I agree that a realistic symposium at the AAAS that didn’t try to whitewash Christianity into a friend of science and reason would be wonderful — I’d want to go. Like him, I doubt that it would happen, in particular because it would be misrepresented by the accommodationists. It’s already happening; if you look at the comments there, you’ll find Nick Matzke mangling the idea. He’s obsessed with the last sentence I quoted above, and apparently believes that such a symposium would consist of ringleaders of the Evil Atheist Conspiracy plotting how to destroy Christians. The session topics would be something like this:

  1. Why all religions are evil and must be eradicated

  2. Christians: Should they be burnt at the stake, or merely imprisoned for life?
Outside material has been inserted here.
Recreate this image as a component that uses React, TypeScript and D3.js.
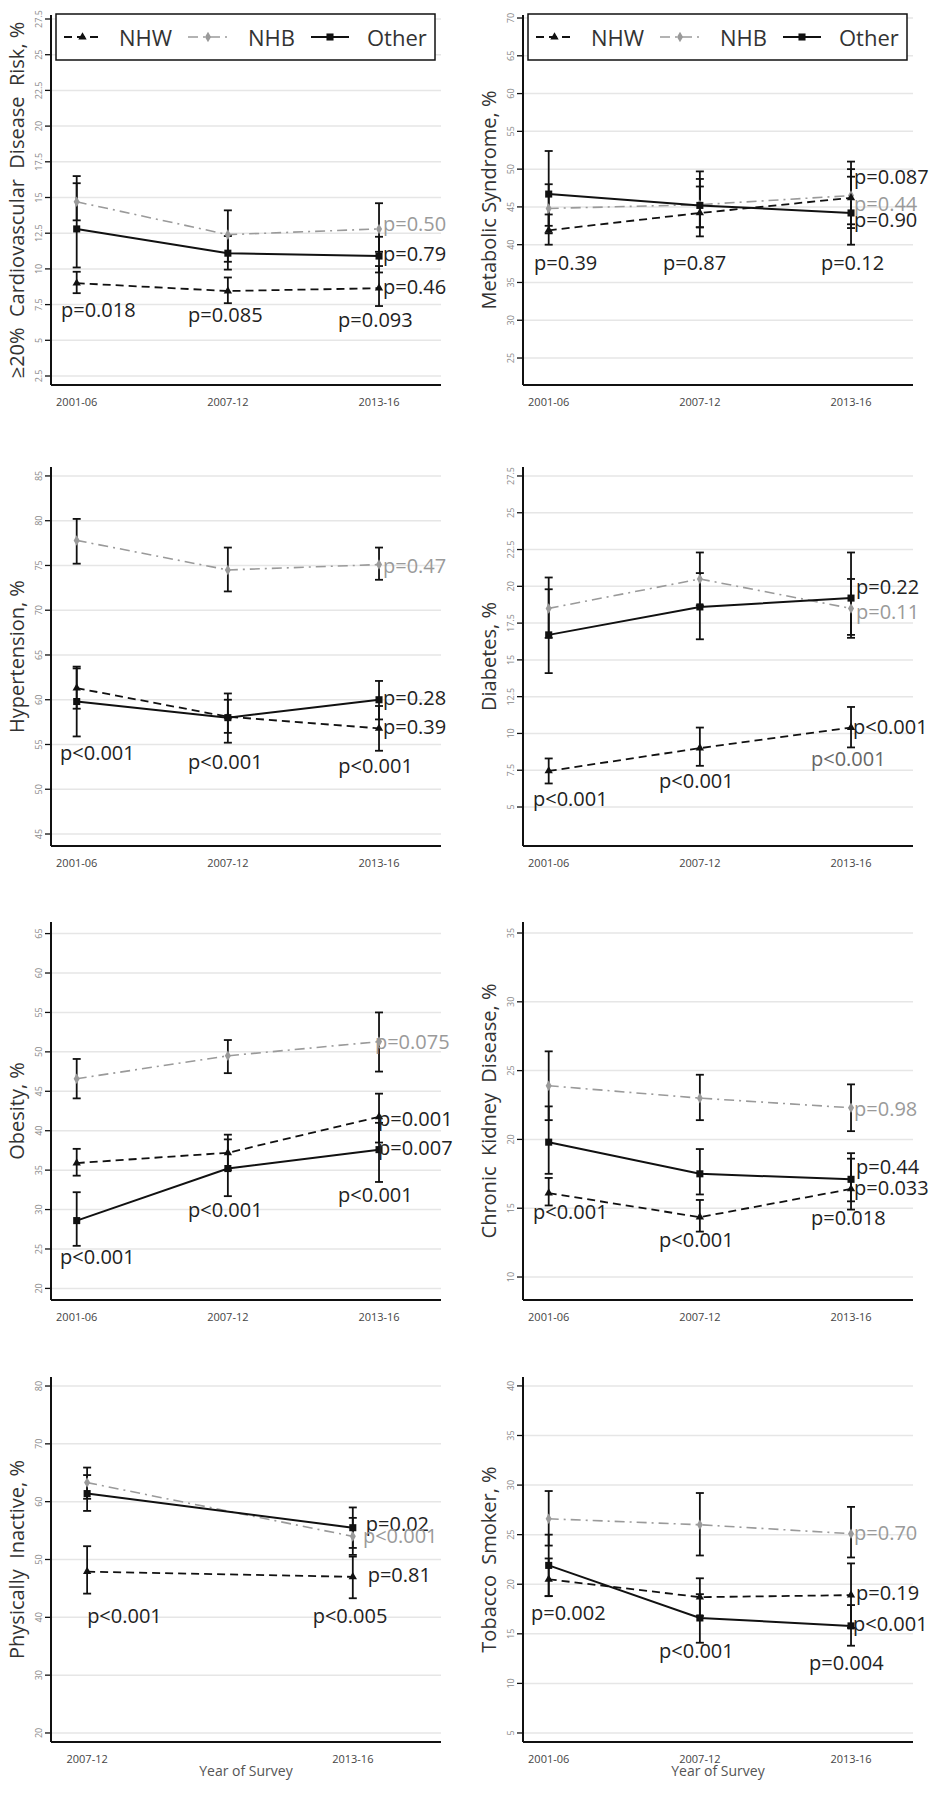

  3. Ignition temperatures and incineration requirements for human bodies

  4. Closing hymn of praise to Richard Dawkins

I don’t think Nick Matzke can even imagine what a group of secularists would find useful at AAAS — he’s projecting quite a bit, and presuming that such a session would be as one-sided and blinkered as these sessions the evangelical Christians are running. They wouldn’t. I’m as antagonistic to religion as Coyne is, maybe more so (hey, there’s another session possibility: “Atheists Roast Christianity,” where we all vie with each other to insult religion the most), but unlike what the Matzkes of the world assume, we are actually aware of the political situation.

If I were in charge of organizing such a beast, here’s what I’d look for. I’d want to have an honest religionist or philosopher/historian of religion there to give a talk on key doctrinal conflicts: what are they? How do modern Christians and Muslims and Jews resolve them? They are there, of course: there are major points like teleology in the universe and mind-body dualism that are unsupported or even contradicted by science. He wouldn’t have to endorse or oppose any of those points, but simply, clearly, explain where the conflicts lie.

I’d want someone to discuss secular approaches to school and public education. These do NOT involve teaching atheism in the schools. I’m a big fat noisy atheist myself, but when I get into the classroom to teach one of those controversial topics like evolution, my atheism is not an issue, and I don’t tell the students they have to abandon their gods to be a scientist. What the attendees at AAAS do not need is someone telling them how wonderful Christianity is; what would be useful is someone explaining how to teach honest, evidence-based science without compromising their principles, no matter what they are.

I’d want someone with political and legal expertise to discuss what the law actually says about science education. The perfect person would be someone like Barry Lynn, or Sean Faircloth, or Eddie Tabash — a person who could lay out exactly what kind of political tack scientists should take with legislators to keep the taint of religious bias out of support for science.

Actually, the atheist-run version of such a session would be what a science organization should want: instead of some half-assed stab at rapprochement with clearly unscientific, irrational, traditional metaphysics, and instead of the tribal war council the accommodationists imagine, it would be a rational discussion of how secular scientists (which would include religious scientists who are committed to keeping their beliefs out of the lab and classroom) can get their jobs done in a crazily religious country. As long as these pious zealots are left in charge, though, that’s not what we’re getting.

I can go to atheist meetings to get my rah-rah on for godlessness; people like Leshner, the organizer of the currently planned come-to-Jebus meeting, can go to church and get their idiot-ology affirmed there. An AAAS symposium ought to be actually accomplishing something for all of the members of the organization, not just the atheists and especially not just the deluded apologists under loyalty oaths who want to Christianize science.